Researchers are actively exploring how quantum gates can represent information differently from classical neural network operations.

Most practical applications remain experimental today.

Current Challenges

Real quantum gates are difficult to implement perfectly.

Current hardware systems face problems such as:

• Noise
• Gate errors
• Decoherence
• Limited qubit connectivity
• Short computation times

These limitations make large-scale fault-tolerant quantum computing extremely challenging.

Improving gate fidelity is one of the most important goals in modern quantum hardware research.

Getting Started

The easiest way to experiment with quantum gates is through:

• IBM Quantum Composer
• Qiskit

These tools allow you to visually build and run simple quantum circuits.

Good beginner experiments include:

• Applying a Hadamard gate to create superposition
• Using Hadamard + CNOT to create entanglement
• Applying a Pauli-X gate as a quantum bit flip

Running these circuits repeatedly helps develop intuition about how quantum systems behave.

Why Quantum Gates Matter

Quantum gates are the building blocks of every quantum algorithm and quantum machine learning system.

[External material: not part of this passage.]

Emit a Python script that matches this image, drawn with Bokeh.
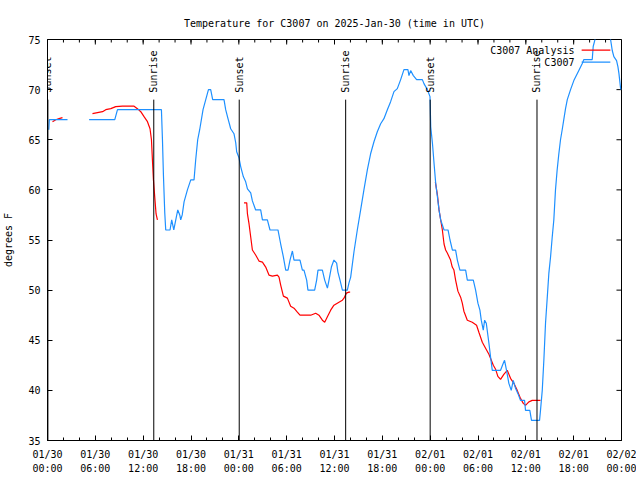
import math
from bokeh.plotting import figure
from bokeh.models import Range1d, FixedTicker, LinearAxis, Label, BoxAnnotation
from bokeh.embed import file_html
from bokeh.resources import INLINE

NaN = float("nan")

# ---------------- data (hours since 2025-01-30 00:00 UTC, degrees F) ----------------
tick_hours = [0, 6, 12, 18, 24, 30, 36, 42, 48, 54, 60, 66, 72]
tick_labels = ["01/30\n00:00", "01/30\n06:00", "01/30\n12:00", "01/30\n18:00",
               "01/31\n00:00", "01/31\n06:00", "01/31\n12:00", "01/31\n18:00",
               "02/01\n00:00", "02/01\n06:00", "02/01\n12:00", "02/01\n18:00",
               "02/02\n00:00"]
minor_tick_hours = list(range(0, 73, 2))
y_ticks = [35, 40, 45, 50, 55, 60, 65, 70, 75]

event_hours = [0.05, 13.33, 24.05, 37.4, 48.0, 61.4]
event_names = ["Sunset", "Sunrise", "Sunset", "Sunrise", "Sunset", "Sunrise"]

analysis_hours = [0.63, 1.04, 1.45, 1.88, NaN,
                  5.64, 6.27, 6.90, 7.31, 7.94, 8.56, 9.40, 10.86, 11.28, 11.70, 12.11, 12.54,
                  12.86, 13.04, 13.16, 13.29, 13.45, 13.62, 13.79, NaN,
                  24.65, 24.99, 25.08, 25.28, 25.49, 25.70, 26.11, 26.53, 26.96, 27.37, 27.78,
                  28.21, 28.84, 29.04, 29.25, 29.59, 30.09, 30.50, 30.92, 31.34, 31.67, 33.01,
                  33.64, 34.05, 34.48, 34.77, 35.14, 35.52, 35.93, 36.56, 36.99, 37.19, 37.49,
                  37.81, 37.96, NaN,
                  48.65, 48.91, 49.11, 49.32, 49.53, 49.74, 49.94, 50.15, 50.56, 50.77, 50.98,
                  51.19, 51.48, 51.82, 52.03, 52.23, 52.66, 53.28, 53.82, 54.11, 54.54, 54.95,
                  55.37, 55.67, 55.92, 56.21, 56.49, 56.83, 57.24, 57.67, 58.08, 58.50, 58.92,
                  59.33, 59.68, 59.96, 60.38, 60.80, 61.84]
analysis_temps = [66.8, 67.0, 67.1, 67.2, NaN,
                  67.6, 67.7, 67.8, 68.0, 68.1, 68.3, 68.35, 68.35, 68.1, 67.8, 67.3, 66.8,
                  66.1, 65.0, 63.0, 61.0, 59.3, 57.6, 57.0, NaN,
                  58.7, 58.7, 57.6, 56.6, 55.3, 54.0, 53.5, 52.9, 52.8, 52.3, 51.5,
                  51.4, 51.5, 51.3, 50.5, 49.4, 49.2, 48.4, 48.2, 47.8, 47.5, 47.5,
                  47.7, 47.5, 47.0, 46.8, 47.4, 48.0, 48.5, 48.8, 49.0, 49.2, 49.7,
                  49.8, 49.8, NaN,
                  60.8, 59.5, 58.0, 57.0, 56.0, 54.6, 54.0, 53.7, 53.0, 52.3, 52.0,
                  51.0, 49.9, 49.3, 48.7, 47.9, 47.0, 46.8, 46.5, 45.8, 44.8, 44.2,
                  43.6, 43.0, 42.5, 42.1, 41.4, 41.1, 41.6, 42.0, 41.2, 40.7, 40.0,
                  39.2, 38.7, 38.5, 38.85, 39.0, 39.0]

station_hours = [0.16, 0.23, 2.51, NaN,
                 5.22, 8.44, 8.78, 14.29, 14.42, 14.54, 14.71, 14.83, 15.37, 15.58, 15.71, 15.84,
                 16.09, 16.34, 16.59, 16.71, 16.90, 17.13, 17.55, 17.97, 18.38, 18.59, 18.84,
                 19.09, 19.51, 19.85, 20.19, 20.47, 20.72, 22.14, 22.35, 22.64, 22.98, 23.39,
                 23.61, 23.73, 24.02, 24.24, 24.57, 24.86, 25.08, 25.49, 25.70, 26.11, 26.74,
                 26.96, 27.58, 27.91, 28.91, 29.25, 29.59, 29.88, 30.17, 30.42, 30.72, 30.92,
                 31.67, 31.97, 32.17, 32.51, 32.67, 33.51, 33.76, 33.93, 34.48, 34.77, 35.11,
                 35.31, 35.61, 35.93, 36.27, 36.43, 36.69, 36.99, 37.61, 37.81, 38.03, 38.44,
                 38.86, 39.28, 39.69, 40.12, 40.53, 40.95, 41.37, 41.79, 42.20, 42.63, 43.04,
                 43.46, 43.88, 44.30, 44.71, 45.21, 45.34, 45.55, 45.89, 46.30, 47.02, 47.22,
                 47.65, 47.98, 48.07, 48.16, 48.29, 48.49, 48.70, 48.91, 49.11, 49.32, 49.53,
                 49.74, 50.24, 50.49, 50.79, 51.19, 51.41, 51.73, 52.45, 52.66, 53.41, 53.70,
                 53.99, 54.24, 54.41, 54.66, 54.83, 55.04, 55.37, 55.58, 55.79, 56.83, 57.17,
                 57.33, 57.58, 57.87, 58.17, 58.42, 58.71, 59.00, 59.33, 59.84, 59.96, 60.50,
                 60.71, 61.72, 61.84, 62.06, 62.26, 62.47, 62.69, 62.89, 63.10, 63.31, 63.51,
                 63.72, 63.93, 64.14, 64.35, 64.56, 64.76, 64.98, 65.20, 65.61, 66.02, 66.65,
                 67.08, 67.28, 68.33, 68.45, 68.74, 69.12, 70.25, 70.63, 70.84, 71.04, 71.38,
                 71.55, 71.68, 71.89, 72.0]
station_temps = [66.0, 67.0, 67.0, NaN,
                 67.0, 67.0, 68.0, 68.0, 65.0, 61.5, 57.7, 56.0, 56.0, 57.0, 56.5, 56.0,
                 57.0, 58.0, 57.5, 57.0, 57.5, 58.8, 60.0, 61.0, 61.0, 63.0, 65.0,
                 66.0, 68.0, 69.0, 70.0, 70.0, 69.0, 69.0, 68.0, 67.1, 66.1, 65.6,
                 64.7, 63.8, 63.2, 62.3, 61.3, 60.8, 60.1, 59.7, 58.9, 58.0, 58.0,
                 57.0, 57.0, 56.0, 56.0, 54.6, 53.3, 52.0, 52.0, 53.0, 53.9, 53.0,
                 53.0, 52.0, 52.0, 51.0, 50.0, 50.0, 51.0, 52.0, 52.0, 51.0, 50.2,
                 51.0, 52.3, 53.0, 52.7, 51.8, 51.0, 50.0, 50.0, 50.7, 51.3, 53.8,
                 56.0, 58.0, 60.0, 62.0, 63.6, 64.8, 65.8, 66.6, 67.1, 68.0, 68.8,
                 69.8, 70.1, 71.0, 72.0, 72.0, 71.4, 71.9, 71.4, 71.0, 71.0, 70.6,
                 70.0, 69.3, 66.3, 65.6, 64.6, 62.6, 60.6, 59.3, 58.0, 57.0, 56.5,
                 56.0, 56.0, 55.0, 54.0, 54.0, 53.0, 52.0, 52.0, 51.0, 51.0, 50.0,
                 48.7, 48.0, 47.0, 46.0, 47.0, 46.7, 44.7, 43.3, 42.0, 42.0, 42.7,
                 43.0, 42.0, 40.7, 40.0, 41.0, 40.2, 39.7, 39.0, 39.0, 38.0, 38.0,
                 37.0, 37.0, 38.0, 40.0, 43.0, 46.7, 49.3, 51.7, 53.3, 55.3, 57.0,
                 60.0, 62.0, 63.6, 65.0, 66.0, 67.0, 68.1, 69.0, 70.0, 70.9, 71.9,
                 72.6, 73.0, 73.0, 74.3, 75.2, 76.0, 76.0, 75.0, 73.9, 73.3, 72.9,
                 72.3, 71.6, 70.1, 70.0]

series_names = ["C3007 Analysis", "C3007"]
series_colors = ["#ff0000", "#1e90ff"]

# ---------------- figure ----------------
FONT = "DejaVu Sans Mono"
FS = "10px"
X0, X1, Y0, Y1 = 0, 72, 35, 75

p = figure(width=636, height=478,
           x_range=Range1d(X0, X1), y_range=Range1d(Y0, Y1),
           output_backend="svg", toolbar_location=None,
           min_border_left=47, min_border_right=15, min_border_top=39, min_border_bottom=38,
           title="Temperature for C3007 on 2025-Jan-30 (time in UTC)",
           x_axis_type=None, y_axis_type=None)
p.title.align = "center"
p.title.text_font = FONT
p.title.text_font_size = FS
p.title.text_font_style = "normal"
p.title.text_color = "black"
p.title.standoff = 22
p.grid.visible = False
p.outline_line_color = "black"
p.background_fill_color = "white"
p.border_fill_color = "white"

xticker = FixedTicker(ticks=tick_hours, minor_ticks=minor_tick_hours)
yticker = FixedTicker(ticks=y_ticks, minor_ticks=[])
overrides = {float(h): lab for h, lab in zip(tick_hours, tick_labels)}


def style_axis(ax):
    ax.axis_line_color = "black"
    ax.major_tick_line_color = "black"
    ax.minor_tick_line_color = "black"
    ax.major_tick_in = 5
    ax.major_tick_out = 0
    ax.minor_tick_in = 3
    ax.minor_tick_out = 0
    ax.major_label_text_font = FONT
    ax.major_label_text_font_size = FS
    ax.major_label_text_color = "black"
    ax.axis_label_text_font = FONT
    ax.axis_label_text_font_size = FS
    ax.axis_label_text_font_style = "normal"
    ax.axis_label_text_color = "black"


xb = LinearAxis(ticker=xticker, major_label_overrides=overrides)
style_axis(xb)
xb.major_label_standoff = 8
xb.major_label_text_line_height = 1.35
p.add_layout(xb, "below")

yl = LinearAxis(ticker=yticker, axis_label="degrees F")
style_axis(yl)
yl.major_label_standoff = 7
yl.axis_label_standoff = 11
p.add_layout(yl, "left")

# mirrored ticks on the top and right frame edges (gnuplot style)
major_len_y = 0.5    # in degrees
minor_len_y = 0.3
major_len_x = 0.63   # in hours
p.segment(x0=tick_hours, y0=[Y1] * len(tick_hours), x1=tick_hours,
          y1=[Y1 - major_len_y] * len(tick_hours), line_color="black", line_width=1)
p.segment(x0=minor_tick_hours, y0=[Y1] * len(minor_tick_hours), x1=minor_tick_hours,
          y1=[Y1 - minor_len_y] * len(minor_tick_hours), line_color="black", line_width=1)
p.segment(x0=[X1] * len(y_ticks), y0=y_ticks, x1=[X1 - major_len_x] * len(y_ticks),
          y1=y_ticks, line_color="black", line_width=1)

# data lines
p.line(analysis_hours, analysis_temps, line_color=series_colors[0], line_width=1.2)
p.line(station_hours, station_temps, line_color=series_colors[1], line_width=1.2)

# sunrise / sunset markers
line_top = 69.0
label_base = 69.7
p.segment(x0=event_hours, y0=[Y0] * len(event_hours), x1=event_hours,
          y1=[line_top] * len(event_hours), line_color="black", line_width=1)
for h, name in zip(event_hours, event_names):
    p.add_layout(Label(x=h, y=label_base, text=name, angle=math.pi / 2,
                       text_align="left", text_baseline="middle",
                       text_font=FONT, text_font_size=FS, text_color="black"))

# legend (label on left, sample on right as in the original)
leg_rows = [73.95, 72.75]
for name, color, yy in zip(series_names, series_colors, leg_rows):
    p.add_layout(Label(x=66.1, y=yy, text=name, text_align="right", text_baseline="middle",
                       text_font=FONT, text_font_size=FS, text_color="black"))
    p.add_layout(BoxAnnotation(left=67.0, right=70.6, bottom=yy - 0.06, top=yy + 0.06,
                               fill_color=color, fill_alpha=1.0, line_color=None))

open("out.html", "w").write(file_html(p, INLINE))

Understanding them helps explain:

• How quantum circuits work
• How superposition is controlled
• How entanglement is created
• How quantum AI systems process information

Key takeaway: Quantum gates are the fundamental operations that manipulate qubits and build quantum circuits. They form the computational foundation for quantum algorithms, optimization systems, and experimental quantum machine learning architectures.